Reverse Mergers – Costs

Posted by on November 07, 2016

Reverse Mergers – Costs- Today I am talking about the costs of the transaction, including acquiring a controlling interest in the public vehicle. In a reverse merger transaction, the shareholders of a private operating business obtain a majority controlling interest in a public company – and must pay for that controlling interest. That payment may be in cash, equity or both. In addition to the cost of the controlling interest, the private entity must complete an audit and pay attorneys fees associated with the transaction and closing 8-K or super 8-K. I generally suggest clients budget $125,000 for costs and expenses above and beyond the cost of the public vehicle, though many transactions are completed for less. Although attorney time is similar for transactions big and small, the audit and accounting fees vary greatly depending on the maturity and complexity of the company.

As for the cash price of a public entity can vary and changes over time, currently the average cash value of a fully reporting public entity with no liabilities and which is otherwise “clean” in today’s market is between $275,000 – $375,000. The cash is usually paid to the public company control shareholders in exchange for relinquishing their control ownership, however it may also be paid to the public company itself and used to satisfy debts.

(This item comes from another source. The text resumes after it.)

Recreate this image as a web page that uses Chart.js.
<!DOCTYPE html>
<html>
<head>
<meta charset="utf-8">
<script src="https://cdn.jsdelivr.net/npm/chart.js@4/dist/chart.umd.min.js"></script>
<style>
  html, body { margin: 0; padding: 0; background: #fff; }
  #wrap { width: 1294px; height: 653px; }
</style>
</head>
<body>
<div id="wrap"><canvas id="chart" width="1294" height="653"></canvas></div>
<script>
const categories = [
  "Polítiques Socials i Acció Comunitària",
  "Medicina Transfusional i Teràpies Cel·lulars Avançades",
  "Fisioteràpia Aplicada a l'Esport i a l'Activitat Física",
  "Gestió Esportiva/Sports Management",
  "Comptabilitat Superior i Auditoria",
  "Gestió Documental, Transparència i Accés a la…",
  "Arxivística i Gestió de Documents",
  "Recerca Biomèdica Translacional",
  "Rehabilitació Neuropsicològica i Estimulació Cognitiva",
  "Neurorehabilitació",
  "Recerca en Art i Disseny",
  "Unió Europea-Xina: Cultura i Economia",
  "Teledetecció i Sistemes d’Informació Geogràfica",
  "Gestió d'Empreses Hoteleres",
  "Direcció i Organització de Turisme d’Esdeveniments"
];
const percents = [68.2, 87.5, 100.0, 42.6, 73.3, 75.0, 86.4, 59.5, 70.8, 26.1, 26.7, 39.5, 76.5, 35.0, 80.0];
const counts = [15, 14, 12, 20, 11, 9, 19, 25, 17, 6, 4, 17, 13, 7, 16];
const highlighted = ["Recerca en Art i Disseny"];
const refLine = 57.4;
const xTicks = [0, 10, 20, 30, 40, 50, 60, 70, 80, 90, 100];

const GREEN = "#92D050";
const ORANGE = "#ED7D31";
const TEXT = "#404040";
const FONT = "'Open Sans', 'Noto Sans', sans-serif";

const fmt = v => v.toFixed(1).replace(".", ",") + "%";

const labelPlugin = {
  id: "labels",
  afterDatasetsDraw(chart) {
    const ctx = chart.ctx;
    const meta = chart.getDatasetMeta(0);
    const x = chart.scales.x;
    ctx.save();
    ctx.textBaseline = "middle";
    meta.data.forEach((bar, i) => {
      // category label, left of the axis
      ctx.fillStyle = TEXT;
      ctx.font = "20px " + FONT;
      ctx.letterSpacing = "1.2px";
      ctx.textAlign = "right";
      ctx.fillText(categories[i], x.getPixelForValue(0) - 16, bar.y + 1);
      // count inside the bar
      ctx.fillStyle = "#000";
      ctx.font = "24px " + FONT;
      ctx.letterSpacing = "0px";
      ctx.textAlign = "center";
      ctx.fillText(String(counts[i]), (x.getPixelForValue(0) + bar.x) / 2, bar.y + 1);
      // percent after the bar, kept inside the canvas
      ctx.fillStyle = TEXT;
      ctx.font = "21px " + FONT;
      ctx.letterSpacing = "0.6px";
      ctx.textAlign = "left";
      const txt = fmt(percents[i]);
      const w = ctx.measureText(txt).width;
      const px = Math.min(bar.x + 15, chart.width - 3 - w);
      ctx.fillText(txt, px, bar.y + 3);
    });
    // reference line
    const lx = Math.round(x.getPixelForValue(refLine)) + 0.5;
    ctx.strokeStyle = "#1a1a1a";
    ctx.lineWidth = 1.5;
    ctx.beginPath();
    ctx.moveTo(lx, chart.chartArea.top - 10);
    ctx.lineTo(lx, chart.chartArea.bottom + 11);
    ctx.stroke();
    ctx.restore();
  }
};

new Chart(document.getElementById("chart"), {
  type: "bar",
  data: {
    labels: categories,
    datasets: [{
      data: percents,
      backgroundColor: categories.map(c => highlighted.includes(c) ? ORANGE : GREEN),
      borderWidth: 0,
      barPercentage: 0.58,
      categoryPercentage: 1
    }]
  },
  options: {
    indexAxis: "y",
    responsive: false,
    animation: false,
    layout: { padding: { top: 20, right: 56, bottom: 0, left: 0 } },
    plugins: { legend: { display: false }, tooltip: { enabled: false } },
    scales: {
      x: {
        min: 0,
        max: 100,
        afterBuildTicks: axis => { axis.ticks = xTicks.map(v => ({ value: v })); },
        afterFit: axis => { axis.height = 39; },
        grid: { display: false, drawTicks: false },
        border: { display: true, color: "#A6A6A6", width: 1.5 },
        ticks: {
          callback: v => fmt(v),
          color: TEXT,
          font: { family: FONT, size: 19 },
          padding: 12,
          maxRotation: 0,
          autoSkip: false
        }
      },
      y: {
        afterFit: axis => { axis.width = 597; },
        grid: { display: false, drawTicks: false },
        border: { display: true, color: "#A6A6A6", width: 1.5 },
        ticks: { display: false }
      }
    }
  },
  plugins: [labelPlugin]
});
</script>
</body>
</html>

The price variance depends on many factors, such as whether the public entity is a shell or has an existing operating business and even if it does not claim itself a shell, whether it could be considered one under SEC footnote 32; the necessity to complete changes to the capital structure of the public vehicle in the form of a stock split; the existence of liabilities; negative history of the public entity such as prior regulatory actions against the company or its former officers, directors or control shareholders (though as a side note, in today’s regulatory environment, negative history is simply a deal killer); the ultimate percent ownership that will be owned by the private operating company shareholders; how quickly the transaction can close; whether the entities have complete due diligence packages; and whether any broker-dealers or investment bankers must be paid in association with the transaction.

Where the private operating business is paying for the public shell entity with equity, the current shareholders of the public shell company keep a negotiated portion of their pre-closing equity and therefore own a greater percent of the new combined companies post-closing. For example, in a cash transaction, the operating business shareholders may end up owning 90% or more of the combined entities post closing, whereas in an equity transaction, the operating business shareholders may end up only owning 70%. No matter what, for the transaction to qualify as a reverse merger – and result in the private company going public – the private company shareholders must end up owning over 50% of the combined entities post closing.

The percentage of ownership maintained by the public company shareholders will depend on the perceived value of the private operating company and an expectation of what the value of their share ownership could be in the future. Accordingly, in an equity transaction, the parties to the reverse merger will negotiate the value of the private operating business. In an equity deal the public company shareholders may have to decide whether to accept $350,000 today or maintain a stock ownership level that they hope will be worth much more than that at some time in the future. From the private operating company’s perspective, they are diluting their current ownership and giving up a piece of the pie.